Thursday, March 26, 2015

Implementing Weighted, Blended Order-Independent Transparency

Why Transparency?

Result from the Weighted, Blended OIT method described
in this article. Everything gray in the top inset image has some
level of transmission or partial coverage transparency.
See also the new colored transmission method in my next article!

Partially transparent surfaces are important for computer graphics. Realistic materials such as fog, glass, and water as well as imaginary ones such as force-fields and magical spells appear frequently in video games and modeling programs. These all transmit light through their surfaces because of their chemical properties.

Even opaque materials can produce partially transparent surfaces within a computer graphics system. For example, when a fence is viewed from a great distance, an individual pixel may contain both fence posts and the holes between them. In that case, the "surface" of the opaque fence with holes is equivalent to a homogeneous, partly-transparent surface within the pixel. A similar situation arises at the edge of any opaque surface, where the silhouette cuts partly across a pixel. This is the classic partial coverage situation first described for graphics by Porter and Duff in 1986 and modeled with "alpha".

There are some interesting physics and technical details that I'm simplifying in this overview. To dig deeper, I recommend the discussion of the sources and relation between coverage and transmission for non-refractive transparency in the Colored Stochastic Shadow Maps paper that Eric Enderton and I wrote. I extended that discussion in the transparency section of Computer Graphics: Principles and Practice.



The Challenge

Generating real-time images of scenes with partial transparency is challenging. That's because pixels containing partly transparent surfaces have multiple surfaces contributing to the final value, and the order in which they are composited over each other affects the result. This is one reason why hair, smoke, and glass often look unrealistic in video games, especially where they come close to opaque surfaces.

One reason that transparency is challenging is that ordering surfaces is hard. There are many algorithms for ordering elements in a data structure, but they all have a cost in both time and space that is unacceptable for real-time rendering on current computer graphics hardware. If every pixel can store ten partially transparent surfaces, then a rendering system would require ten times as much memory to encode and sort those values. (I'm sure that 100 GB GPUs will exist in a few years, but they don't today, and when they do, we might not want to use all of the memory just for transparency.) It is also not possible to order the surfaces themselves because there is not necessarily any order in which multiple surfaces overlap correctly. For example, as few as three triangles can thwart the sorting approach.

Recently, a number of efficient algorithms for order-independent transparency (OIT) were introduced. These approximate the result of compositing multiple layers without the ordering constraint or unbounded intermediate storage. This can yield two benefits. The first is that the worst cases of incorrectly composited transparency can be avoided. No more bright edges on a tree in shadow or characters standing out from the fog they were hiding in. The second benefit is that multiple transparent primitives can be combined in a single draw call. That gives a significant increase in performance for scenes with lots of foliage or special effects.
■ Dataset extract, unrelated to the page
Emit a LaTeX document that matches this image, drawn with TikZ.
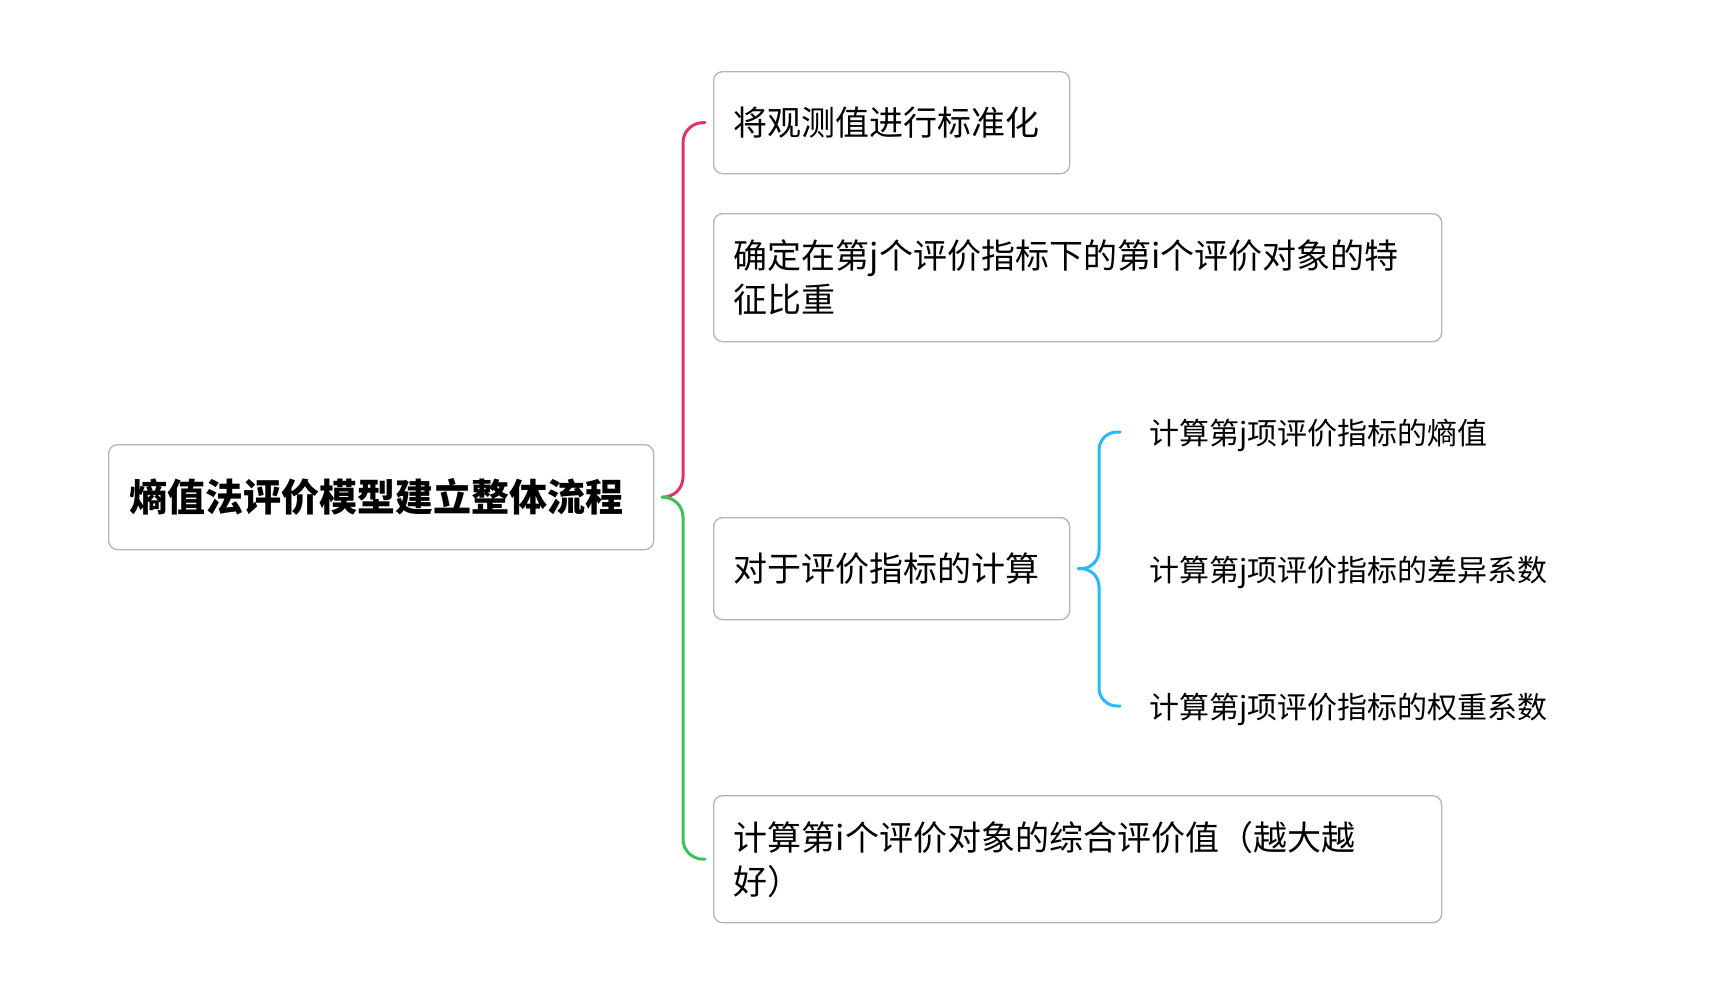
\documentclass[tikz,border=0pt]{standalone}
\usepackage{fontspec}
\usetikzlibrary{calc}
\newfontfamily\cjk{Noto Sans CJK SC}
\definecolor{pinkc}{RGB}{221,52,110}
\definecolor{greenc}{RGB}{58,196,88}
\definecolor{bluec}{RGB}{40,186,245}
\definecolor{boxc}{RGB}{180,180,180}
\tikzset{
  box/.style={draw=boxc, line width=1.3pt, rounded corners=9pt, fill=white, anchor=north west,
    inner xsep=20pt, inner ysep=0pt, align=left, font=\cjk\fontsize{34}{44}\selectfont},
  rootbox/.style={box, inner xsep=21pt, font=\cjk\bfseries\fontsize{38}{46}\selectfont},
  leaf/.style={anchor=west, inner sep=0pt, font=\cjk\fontsize{30}{36}\selectfont},
  conn/.style={line width=3pt, rounded corners=20pt, line cap=round}
}
\begin{document}
\begin{tikzpicture}[x=1pt,y=-1pt]
\useasboundingbox (0,0) rectangle (1735,994);
\fill[white] (0,0) rectangle (1735,994);
\node[rootbox, minimum width=545pt, minimum height=105pt, text width=503pt] (root) at (108,444) {熵值法评价模型建立整体流程};
\node[box, minimum width=356pt, minimum height=102pt, text width=316pt] (b1) at (713,71) {将观测值进行标准化};
\node[box, minimum width=728pt, minimum height=128pt, text width=688pt] (b2) at (713,213) {确定在第j个评价指标下的第i个评价对象的特\\征比重};
\node[box, minimum width=356pt, minimum height=102pt, text width=316pt] (b3) at (713,517) {对于评价指标的计算};
\node[box, minimum width=728pt, minimum height=127pt, text width=688pt] (b4) at (713,795) {计算第i个评价对象的综合评价值（越大越\\好）};
\node[leaf] (l1) at (1149,435) {计算第j项评价指标的熵值};
\node[leaf] (l2) at (1149,572) {计算第j项评价指标的差异系数};
\node[leaf] (l3) at (1149,709) {计算第j项评价指标的权重系数};
\draw[conn, pinkc] ($(root.east)+(8,0)$) -| ($(b1.west)+(-30,0)$) -- ($(b1.west)+(-8,0)$);
\draw[conn, greenc] ($(root.east)+(8,0)$) -| ($(b4.west)+(-30,0)$) -- ($(b4.west)+(-8,0)$);
\draw[conn, bluec, rounded corners=18pt] ($(b3.east)+(8,0)$) -| ($(l1.west)+(-50,-3)$) -- ($(l1.west)+(-29,-3)$);
\draw[conn, bluec, rounded corners=18pt] ($(b3.east)+(8,0)$) -| ($(l3.west)+(-50,-3)$) -- ($(l3.west)+(-29,-3)$);
\end{tikzpicture}
\end{document}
All OIT methods make approximations that affect quality. A common assumption is that all partially-transparent surfaces have no refraction and do not color the objects behind them. For example, in this model "green" glass will make everything behind it look green by darkening the distant surfaces and adding green over the top. A distant red object will appear brown (dark red + green), not black as it would in the real world.

Weighted, Blended Order-Independent Transparency is a computer graphics algorithm that I developed with Louis Bavoil at NVIDIA and the support of the rendering team at Vicarious Visions. Compared to other OIT methods, it has the advantages that it uses very little memory, is very fast, and works on all major consoles and PCs released in the past few years. The primary drawbacks are that it produces less distinction between layers close together in depth and must be tuned once for the desired depth range and precision of the applications. Our I3D presentation slides explain these tradeoffs in more detail.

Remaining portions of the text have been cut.